If possible, CFOs should take on responsibility for turning around a failing business unit. This is the fastest way of gaining commercial experience relevant for a CEO role. Particularly as economies emerge from the pandemic, boards will be looking for leaders who can demonstrate an ability to drive growth and new business despite significant internal and external challenges.

Likewise, CFOs should involve themselves in other business functions. Whether it’s procurement and the supply chain, or facilities and security, CFOs should play a role outside of the finance function in order to gain broader business experience.

 

Build a highly-autonomous finance team 

The CFO’s role within organisations and their ability to easily expose themselves to other P&L units makes them suitable candidates for CEOs. However, CFOs are only as good as the team around them. Building a high-performing finance team that can drive the day-to-day operations of the function will have several outcomes. Firstly, it will free up a CFO to take on more responsibility around the business and gain more time with their CEO. Secondly, it’s a valuable proof point that CFOs can use in any interview to demonstrate their ability to build strong teams – as a CEO, building a strong cadre of trusted executives is crucial for success.

This should be a team that can be trusted to perform autonomously, with a strong second in command that the CFO can rely upon.

 

Take on a non-executive director (NED) role 

While financial management is central to any successful organisation, CFOs still need to develop expertise outside of the function if they are to step up as CEOs. Taking responsibility for P&L business units will provide this, however it won’t provide a CFO with the same board-level perspective that a NED role will.

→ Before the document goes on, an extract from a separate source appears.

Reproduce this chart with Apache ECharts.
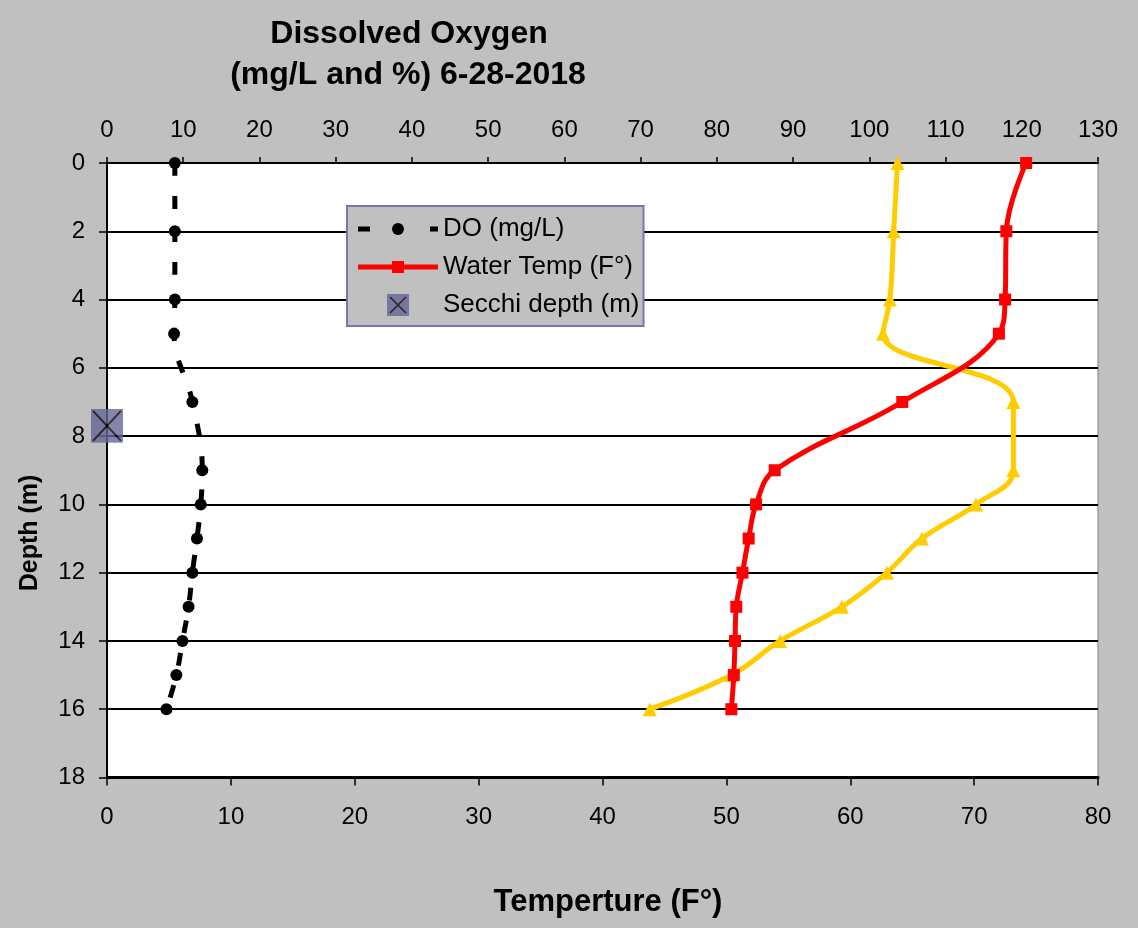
<!DOCTYPE html>
<html><head><meta charset="utf-8">
<script src="https://cdn.jsdelivr.net/npm/echarts@6/dist/echarts.min.js"></script>
<style>html,body{margin:0;padding:0;background:#c0c0c0}#c{width:1138px;height:928px}</style>
</head><body><div id="c"></div>
<script>
// ---- data ----
const depths = [0, 2, 4, 5, 7, 9, 10, 11, 12, 13, 14, 15, 16];
const doMgL = [8.9, 8.9, 8.9, 8.8, 11.2, 12.5, 12.3, 11.8, 11.2, 10.7, 9.9, 9.1, 7.8];
const doPct = [103.7, 103.2, 102.7, 101.8, 118.9, 118.9, 114.0, 106.9, 102.3, 96.4, 88.3, 81.9, 71.2];
const waterTemp = [74.2, 72.6, 72.5, 72.0, 64.2, 53.9, 52.4, 51.8, 51.3, 50.8, 50.7, 50.6, 50.4];
const secchiDepth = 7.7;
const secchiX = 0;
const seriesNames = ['DO (mg/L)', 'Water Temp (F°)', 'Secchi depth (m)', 'DO (%)'];
const titleLines = ['Dissolved Oxygen', '(mg/L and %) 6-28-2018'];
const xTitle = 'Temperture (F°)';
const yTitle = 'Depth (m)';

const FONT = "'Liberation Sans', Arial, sans-serif";
function svgUri(svg) { return 'image://data:image/svg+xml;charset=utf-8,' + encodeURIComponent(svg); }
const secchiSym = svgUri('<svg xmlns="http://www.w3.org/2000/svg" width="32" height="34" viewBox="0 0 32 34"><rect x="0" y="0" width="32" height="34" fill="#666699"/><path d="M2 2 L30 32 M30 2 L2 32" stroke="#000" stroke-width="2"/></svg>');
const legSecchi = svgUri('<svg xmlns="http://www.w3.org/2000/svg" width="80" height="22" viewBox="0 0 80 22"><rect x="29" y="0" width="22" height="22" fill="#666699"/><path d="M32 3 L48 19 M48 3 L32 19" stroke="#000" stroke-width="1.6"/></svg>');
const legDO = svgUri('<svg xmlns="http://www.w3.org/2000/svg" width="80" height="22" viewBox="0 0 80 22"><rect x="0" y="8.5" width="12" height="5" fill="#000"/><rect x="72" y="8.5" width="8" height="5" fill="#000"/><circle cx="40" cy="11" r="6" fill="#000"/></svg>');
const legTemp = svgUri('<svg xmlns="http://www.w3.org/2000/svg" width="80" height="22" viewBox="0 0 80 22"><rect x="0" y="8.5" width="80" height="5" fill="#ff0000"/><rect x="34" y="5" width="12" height="12" fill="#ff0000"/></svg>');

const chart = echarts.init(document.getElementById('c'));
chart.setOption({
  animation: false,
  backgroundColor: '#c0c0c0',
  textStyle: { fontFamily: FONT },
  grid: { left: 107, right: 40, top: 163, bottom: 150.5, show: true, backgroundColor: '#ffffff', borderColor: '#808080', borderWidth: 1 },
  graphic: [
    { type: 'text', x: 409, y: 34, z: 10, style: { text: titleLines[0], align: 'center', verticalAlign: 'middle', font: 'bold 32px ' + FONT, fill: '#000' } },
    { type: 'text', x: 408, y: 75, z: 10, style: { text: titleLines[1], align: 'center', verticalAlign: 'middle', font: 'bold 32px ' + FONT, fill: '#000' } },
    { type: 'text', x: 608, y: 902, z: 10, style: { text: xTitle, align: 'center', verticalAlign: 'middle', font: 'bold 31px ' + FONT, fill: '#000' } },
    { type: 'text', x: 30, y: 533, rotation: Math.PI / 2, z: 10, style: { text: yTitle, align: 'center', verticalAlign: 'middle', font: 'bold 25px ' + FONT, fill: '#000' } }
  ],
  legend: {
    orient: 'vertical', left: 347, top: 206,
    padding: [10, 4, 8, 11],
    itemWidth: 80, itemHeight: 22, itemGap: 12,
    backgroundColor: '#c0c0c0', borderColor: '#7878a8', borderWidth: 2,
    selectedMode: false,
    textStyle: { fontSize: 26, color: '#000', fontFamily: FONT },
    data: [
      { name: seriesNames[0], icon: legDO },
      { name: seriesNames[1], icon: legTemp },
      { name: seriesNames[2], icon: legSecchi }
    ]
  },
  xAxis: [
    { type: 'value', position: 'bottom', min: 0, max: 80, interval: 10,
      axisLine: { show: true, onZero: false, lineStyle: { color: '#000', width: 3 } },
      axisTick: { show: true, length: 8, lineStyle: { color: '#000', width: 1.5 } },
      axisLabel: { fontSize: 24, color: '#000', margin: 28, fontFamily: FONT },
      splitLine: { show: false } },
    { type: 'value', position: 'top', min: 0, max: 130, interval: 10,
      axisLine: { show: true, onZero: false, lineStyle: { color: '#000', width: 2 } },
      axisTick: { show: true, length: 6, lineStyle: { color: '#000', width: 1.5 } },
      axisLabel: { fontSize: 24, color: '#000', margin: 21, fontFamily: FONT },
      splitLine: { show: false } }
  ],
  yAxis: {
    type: 'value', inverse: true, min: 0, max: 18, interval: 2,
    axisLine: { show: true, onZero: false, lineStyle: { color: '#000', width: 2 } },
    axisTick: { show: true, length: 8, lineStyle: { color: '#000', width: 1.5 } },
    axisLabel: { fontSize: 24, color: '#000', margin: 22, fontFamily: FONT },
    splitLine: { show: true, lineStyle: { color: '#000', width: 2 } }
  },
  series: [
    { name: seriesNames[0], type: 'line', xAxisIndex: 1, smooth: 0.4, clip: false,
      data: depths.map((d, i) => [doMgL[i], d]),
      symbol: 'circle', symbolSize: 12,
      itemStyle: { color: '#000' },
      lineStyle: { color: '#000', width: 5, type: [13, 20] }, z: 5 },
    { name: seriesNames[1], type: 'line', xAxisIndex: 0, smooth: 0.4, clip: false,
      data: depths.map((d, i) => [waterTemp[i], d]),
      symbol: 'rect', symbolSize: 12,
      itemStyle: { color: '#ff0000' },
      lineStyle: { color: '#ff0000', width: 5 }, z: 4 },
    { name: seriesNames[3], type: 'line', xAxisIndex: 1, smooth: 0.4, clip: false,
      data: depths.map((d, i) => [doPct[i], d]),
      symbol: 'triangle', symbolSize: 14,
      itemStyle: { color: '#ffcc00' },
      lineStyle: { color: '#ffcc00', width: 5 }, z: 3 },
    { name: seriesNames[2], type: 'scatter', xAxisIndex: 0, clip: false,
      data: [[secchiX, secchiDepth]],
      symbol: secchiSym, symbolSize: [32, 34], z: 6 }
  ]
});
</script>
</body></html>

Taking on a NED role will not only help CFOs to understand what boards expect of CEOs but it will also provide experience of a different kind of leadership; one that is less hands on and more about guidance and mentorship.  Within the commercial sector, there are board roles among smaller quoted companies, those backed by private equity, or family owned businesses. Advisory boards and subsidiary boards are also a good option.

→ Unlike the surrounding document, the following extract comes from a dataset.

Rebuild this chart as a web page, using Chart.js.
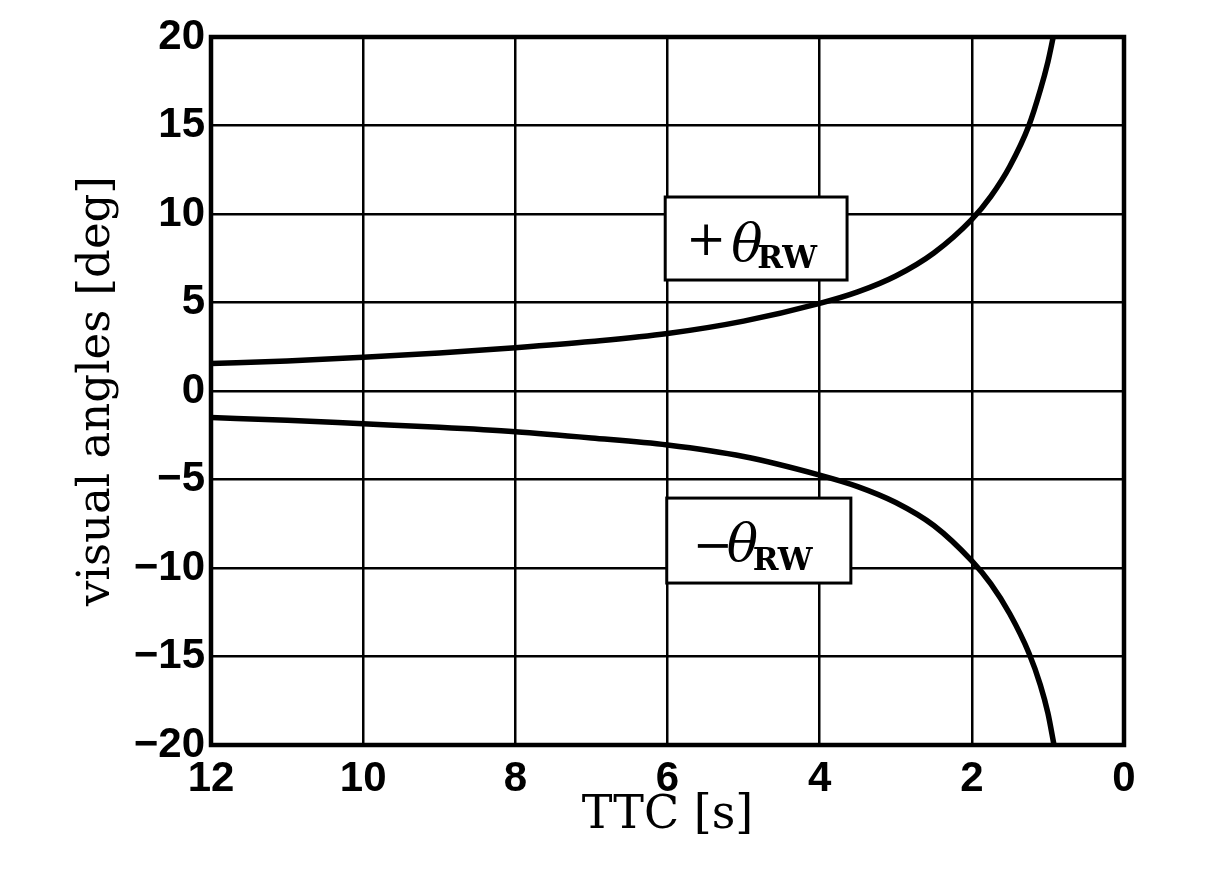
<!DOCTYPE html>
<html><head><meta charset="utf-8">
<script src="https://cdn.jsdelivr.net/npm/chart.js@4/dist/chart.umd.min.js"></script>
<style>html,body{margin:0;padding:0;background:#fff;overflow:hidden}canvas{display:block}</style>
</head><body>
<canvas id="c" width="1232" height="884"></canvas>
<script>
// ---- data ----
const ttcTicks = [12, 10, 8, 6, 4, 2, 0];
const angleTicks = [-20, -15, -10, -5, 0, 5, 10, 15, 20];
const ttcPlus   = [12, 11, 10, 9, 8, 7, 6, 5, 4, 3.5, 3, 2.5, 2, 1.75, 1.5, 1.25, 1.1, 1.0, 0.93];
const thetaPlus = [1.55, 1.7, 1.9, 2.15, 2.45, 2.8, 3.25, 3.95, 4.95, 5.6, 6.5, 7.8, 9.7, 11.0, 12.7, 15.0, 17.0, 18.6, 20];
const ttcMinus   = [12, 11, 10, 9, 8, 7, 6, 5, 4, 3.5, 3, 2.5, 2, 1.75, 1.5, 1.25, 1.1, 1.0, 0.92];
const thetaMinus = [-1.5, -1.65, -1.85, -2.05, -2.3, -2.65, -3.05, -3.7, -4.75, -5.4, -6.3, -7.6, -9.6, -10.9, -12.6, -14.8, -16.6, -18.2, -20];
const seriesSigns = ['+', '\u2212'];
const seriesSymbol = '\u03b8';
const seriesSub = 'RW';
const xTitle = 'TTC [s]';
const yTitle = 'visual angles [deg]';

function pts(xs, ys) { return xs.map((x, i) => ({x: x, y: ys[i]})); }
function fmt(v) { return v < 0 ? '\u2212' + Math.abs(v) : String(v); }

// annotation boxes (positions in data units of the axes)
const boxes = [
  {x0: 6.03, x1: 3.64, y0: 10.96, y1: 6.27, sign: seriesSigns[0], signDx: 41, signDy: 46, thDx: 66, thDy: 64, subDx: 92, subDy: 71},
  {x0: 6.01, x1: 3.59, y0: -6.05, y1: -10.85, sign: seriesSigns[1], signDx: 46, signDy: 50, thDx: 60, thDy: 63, subDx: 86, subDy: 72}
];

const decor = {
  id: 'decor',
  afterDatasetsDraw(chart) {
    const {ctx, chartArea: a, scales: {x, y}} = chart;
    ctx.save();
    ctx.strokeStyle = '#000';
    ctx.lineWidth = 4.5;
    ctx.strokeRect(a.left, a.top, a.right - a.left, a.bottom - a.top);
    boxes.forEach(b => {
      const l = x.getPixelForValue(b.x0), r = x.getPixelForValue(b.x1);
      const t = y.getPixelForValue(b.y0), bt = y.getPixelForValue(b.y1);
      ctx.fillStyle = '#fff';
      ctx.fillRect(l, t, r - l, bt - t);
      ctx.lineWidth = 3;
      ctx.strokeStyle = '#000';
      ctx.strokeRect(l, t, r - l, bt - t);
      ctx.fillStyle = '#000';
      ctx.textAlign = 'center';
      ctx.textBaseline = 'middle';
      ctx.font = '48px "DejaVu Serif"';
      ctx.fillText(b.sign, l + b.signDx, t + b.signDy);
      ctx.textAlign = 'left';
      ctx.textBaseline = 'alphabetic';
      ctx.font = 'italic 52px "DejaVu Serif"';
      ctx.fillText(seriesSymbol, l + b.thDx, t + b.thDy);
      ctx.font = 'bold 31px "DejaVu Serif"';
      ctx.fillText(seriesSub, l + b.subDx, t + b.subDy);
    });
    ctx.restore();
  }
};

const lineStyle = {borderColor: '#000', borderWidth: 5.5, pointRadius: 0, fill: false, cubicInterpolationMode: 'monotone'};

new Chart(document.getElementById('c'), {
  type: 'line',
  data: {
    datasets: [
      Object.assign({label: '+' + seriesSymbol + seriesSub, data: pts(ttcPlus, thetaPlus)}, lineStyle),
      Object.assign({label: '\u2212' + seriesSymbol + seriesSub, data: pts(ttcMinus, thetaMinus)}, lineStyle)
    ]
  },
  options: {
    responsive: false,
    animation: false,
    devicePixelRatio: 1,
    layout: {padding: {top: 37, right: 108, bottom: 0, left: 0}},
    plugins: {legend: {display: false}, tooltip: {enabled: false}},
    scales: {
      x: {
        type: 'linear', min: 0, max: 12, reverse: true,
        afterBuildTicks: s => { s.ticks = ttcTicks.map(v => ({value: v})); },
        afterFit: s => { s.height = 139; },
        grid: {color: '#000', lineWidth: 2.5, drawTicks: false},
        border: {display: false},
        ticks: {color: '#000', padding: 9, maxRotation: 0, font: {family: '"Liberation Sans"', weight: 'bold', size: 42}, callback: v => fmt(v)},
        title: {display: true, text: xTitle, color: '#000', font: {family: '"DejaVu Serif"', size: 46}, padding: {top: 0, bottom: 40}}
      },
      y: {
        type: 'linear', min: -20, max: 20,
        afterBuildTicks: s => { s.ticks = angleTicks.map(v => ({value: v})); },
        afterFit: s => { s.width = 211; },
        grid: {color: '#000', lineWidth: 2.5, drawTicks: false},
        border: {display: false},
        ticks: {color: '#000', padding: 6, font: {family: '"Liberation Sans"', weight: 'bold', size: 42}, callback: v => fmt(v)},
        title: {display: true, text: yTitle, color: '#000', font: {family: '"DejaVu Serif"', size: 45}, padding: {top: 70, bottom: 0}}
      }
    }
  },
  plugins: [decor]
});
</script>
</body></html>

On the public sector side, board roles exist within organisations owned by or reporting to government. These include major infrastructure operators, the NHS, regulators, museums and other arts institutions. Likewise, a charity trustee role (while unpaid) is similar and will help to develop both a CFOs network and board skills.

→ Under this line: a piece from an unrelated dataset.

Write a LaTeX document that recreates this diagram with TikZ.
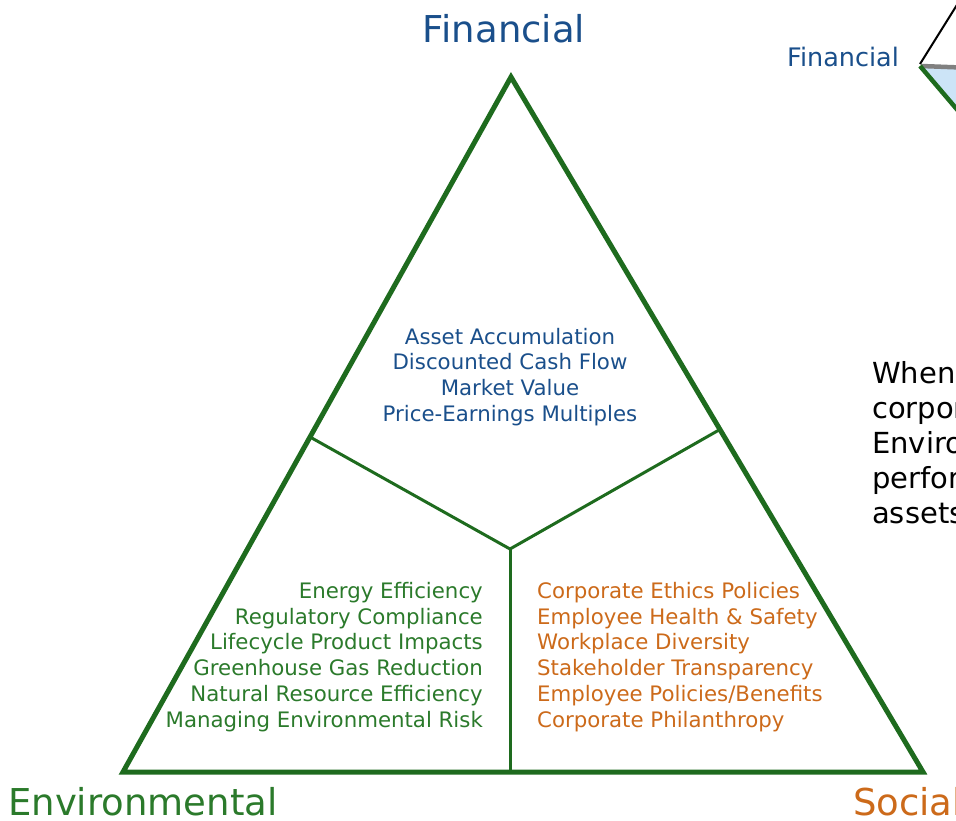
\documentclass[tikz,border=0pt]{standalone}
\usepackage{fontspec}
\setmainfont{DejaVu Sans}
\definecolor{finblue}{HTML}{1A4F8B}
\definecolor{envgreen}{HTML}{2B7A2B}
\definecolor{linegreen}{HTML}{1E6B1E}
\definecolor{socorange}{HTML}{CC6A1A}
\definecolor{iconblue}{HTML}{CCE4F7}
\begin{document}
\begin{tikzpicture}[x=1pt,y=-1pt,
  bigtitle/.style={inner sep=0pt,font=\fontsize{37}{40}\selectfont},
  listtext/.style={inner sep=0pt,font=\fontsize{21.3}{25.9}\selectfont},
  edge/.style={draw=linegreen,line width=5pt},
  divider/.style={draw=linegreen,line width=3pt}]
\useasboundingbox (0,0) rectangle (956,821);
\clip (0,0) rectangle (956,821);
% main triangle
\coordinate (apex) at (511,77);
\coordinate (bl) at (123,772);
\coordinate (br) at (923,772);
\coordinate (ctr) at (510,549);
\coordinate (lm) at (310,437);
\coordinate (rm) at (719,430);
\coordinate (bm) at (510,772);
\draw[edge,line join=miter] (apex) -- (bl) -- (br) -- cycle;
\draw[divider] (lm) -- (ctr) -- (rm);
\draw[divider] (ctr) -- (bm);
% corner titles
\node[bigtitle,text=finblue,anchor=base] (fin) at (504,43) {Financial};
\node[bigtitle,text=envgreen,anchor=base west] (env) at (8,815) {Environmental};
\node[bigtitle,text=socorange,anchor=base west] (soc) at (853,815) {Social};
% lists
\node[listtext,text=finblue,align=center] (finlist) at (510,377)
  {Asset Accumulation\\Discounted Cash Flow\\Market Value\\Price-Earnings Multiples};
\node[listtext,text=envgreen,align=right,anchor=east] (envlist) at (483,657)
  {Energy Efficiency\\Regulatory Compliance\\Lifecycle Product Impacts\\Greenhouse Gas Reduction\\Natural Resource Efficiency\\Managing Environmental Risk};
\node[listtext,text=socorange,align=left,anchor=west] (soclist) at (537,657)
  {Corporate Ethics Policies\\Employee Health \& Safety\\Workplace Diversity\\Stakeholder Transparency\\Employee Policies/Benefits\\Corporate Philanthropy};
% small icon top right
\coordinate (iv) at (920,64);
\fill[iconblue] (922,68) -- (1000,70) -- (1000,160) -- cycle;
\draw[black,line width=2pt] (iv) -- (990,-48);
\draw[gray,line width=4.5pt] (921,66) -- (1000,69);
\draw[linegreen,line width=4.5pt] (920,66) -- (1000,160);
\node[inner sep=0pt,font=\fontsize{25.5}{30}\selectfont,text=finblue,anchor=base west] (finsmall) at (787,67) {Financial};
% right text
\node[inner sep=0pt,font=\fontsize{29}{35}\selectfont,align=left,anchor=north west] (desc) at (872,361)
  {When corporations\\corporate\\Environmental\\performance\\assets};
\end{tikzpicture}
\end{document}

Auditing, budgetary reviewing and balance sheet responsibilities are often sought after skills in non-executive directors, making CFOs ideal for these positions.

 

Take on internal leadership positions 

These types of leadership positions should be separate to the finance function and can include things like internal workstreams, strategic initiatives such as I&D and sustainability, or CSR projects. The benefit of taking on this responsibility is two-fold. It helps build necessary leadership skills and provides leadership experience. But it also showcases a CFO within the business in a leadership capacity outside of finance. The later will be beneficial for any CFOs looking at internal progression onto the CEO position.

Mentoring achieves similar outcomes. This helps build leadership skills and can lead to greater exposure around the business. What’s more, any mentee may later become a useful contact in a CFOs network.

 

Network outside of the organisation 

CFOs often underestimate the power of a personal network. Building relationships with other senior leaders will enable a CFO to generate career opportunities that can lead onto CEO appointments. While professional networks within the CFO community are valuable, networking outside of these types of environments is likely to be the most profitable for career advancement.

Any CFO looking to make the jump to CEO should build relationships with a variety of third parties. These include shareholders and brokers, investors, M&A specialists, bankers, and even lawyers. A CFOs experience and perspective can be incredibly valuable to these types of professionals so getting on their radar shouldn’t be difficult. Making the effort to build a relationship with them will pay dividends in the long run, and may lead to hearing about, or if you’re good enough, even being recommended for a CEO position.